Cllr. Sutton said the good news in this budget included:
  • a Council Tax increase well below inflation, by any measure
  • continuation of high-level provision of services, a much wider range of services than those provided by our neighbours, or by most councils our size
  • continuing generous support for Reading’s voluntary and community sector, with a genuine inflation-linked increase
  • expanding and improving support for public transport in Reading, especially through the Borough’s own bus company
  • a sound and secure prudent budget to take forward into the future, with the Council’s balances raised to £4 million
  • an approach to social care for the elderly and vulnerable which was generous, maximising, better than other councils - funding social care provision across all three bands of eligibility criteria: moderate, substantial and critical.

    This last, Cllr. Sutton, said “is a huge financial decision and one which fewer and fewer top-tier councils feel able to take. But it is a decision which is fundamental to what we stand for; it says everything about the sort of council Reading is.
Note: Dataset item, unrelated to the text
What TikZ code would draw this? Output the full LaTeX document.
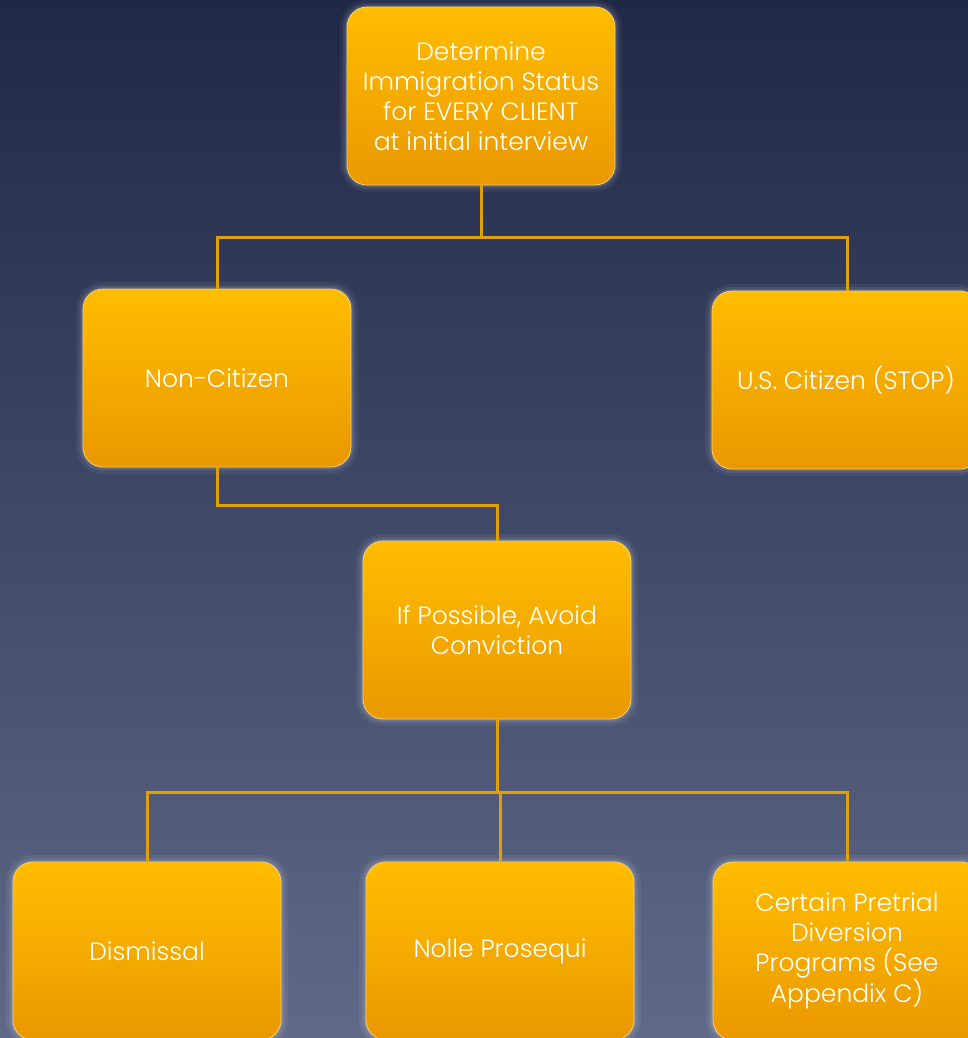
\documentclass[tikz,border=0pt]{standalone}
\usepackage{fontspec}
\setmainfont{Poppins}[UprightFont={* Light}]
\definecolor{bgtop}{HTML}{1F2846}
\definecolor{bgbot}{HTML}{606A88}
\definecolor{boxtop}{HTML}{FFBD00}
\definecolor{boxbot}{HTML}{EA9800}
\definecolor{linec}{HTML}{E0A00A}
\definecolor{rim}{HTML}{F8D070}
\tikzset{
  stepbox/.style={rectangle, rounded corners=20pt, minimum width=268pt, minimum height=178pt,
    top color=boxtop, bottom color=boxbot, draw=rim, line width=0.8pt,
    text=white, align=center, font=\fontsize{25}{30}\selectfont, inner sep=2pt,
    preaction={draw=white, draw opacity=0.05, line width=14pt},
    preaction={draw=white, draw opacity=0.07, line width=8pt},
    preaction={draw=white, draw opacity=0.10, line width=4pt}},
  conn/.style={draw=linec, line width=3pt, line cap=butt, line join=miter}
}
\begin{document}
\begin{tikzpicture}[x=1pt,y=-1pt]
\useasboundingbox (0,0) rectangle (968,1038);
\clip (0,0) rectangle (968,1038);
\shade[top color=bgtop, bottom color=bgbot] (0,0) rectangle (968,1038);
% nodes
\node[stepbox] (top) at (481,96) {Determine\\Immigration Status\\for EVERY CLIENT\\at initial interview};
\node[stepbox] (non) at (217,378) {Non-Citizen};
\node[stepbox] (us) at (846,380) {U.S. Citizen (STOP)};
\node[stepbox] (avoid) at (497,630) {If Possible, Avoid\\Conviction};
\node[stepbox] (dis) at (147,951) {Dismissal};
\node[stepbox] (nol) at (500,951) {Nolle Prosequi};
\node[stepbox] (cert) at (847,951) {Certain Pretrial\\Diversion\\Programs (See\\Appendix C)};
% connector junctions
\coordinate (j1) at (481,237);
\coordinate (jm) at (217,505);
\coordinate (j2) at (497,792);
\draw[conn] (top.south) -- (j1);
\draw[conn] (j1) -| (non.north);
\draw[conn] (j1) -| ([xshift=1pt]us.north);
\draw[conn] (non.south) -- (jm) -| (avoid.north);
\draw[conn] (avoid.south) -- (j2);
\draw[conn] (j2) -| (dis.north);
\draw[conn] (j2) -| (nol.north);
\draw[conn] (j2) -| (cert.north);
\end{tikzpicture}
\end{document}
    “It is a decision which changes the lives of hundreds and hundreds of Reading’s most vulnerable citizens – and, of course, their families. Our calculation is that there are over 1700 recipients of social care packages here – I repeat, over 1700 – who would receive nothing at all if they were unfortunate enough to live in Tory Wokingham (or West Berkshire).

    “When a resident says to me on the doorstep, ‘I think Labour’s best for us old folks’, and I hear that quite often, it warms my heart, of course it does, but I also know that we have worked really hard to earn that accolade.

    This budget contains a number of clear political choices. It is Labour’s political choice to sustain the real value of grants to the voluntary and community sector, to fund social care fully, to put extra investment into waste management, and to spend more on libraries, on children’s centres and on the “safer and stronger communities” agenda.

    These are our choices and we stand by them. And we are delivering them with an exceptionally low Council Tax increase. A 1.9% Council Tax increase at Band D is actually in Reading an average Council Tax increase of just 1.3%. That is real value-for-money budgeting.”

    P.S. The Conservatives voted for the budget, but only because of the low increase in Council Tax, and made it clear that if they took control they would scrutinise every line and, refusing to make any commitments, that everything but everything would be up for grabs. Voters are advised to look at what has been happening in neighbouring Tory Councils like Wokingham and West Berkshire to see what that means.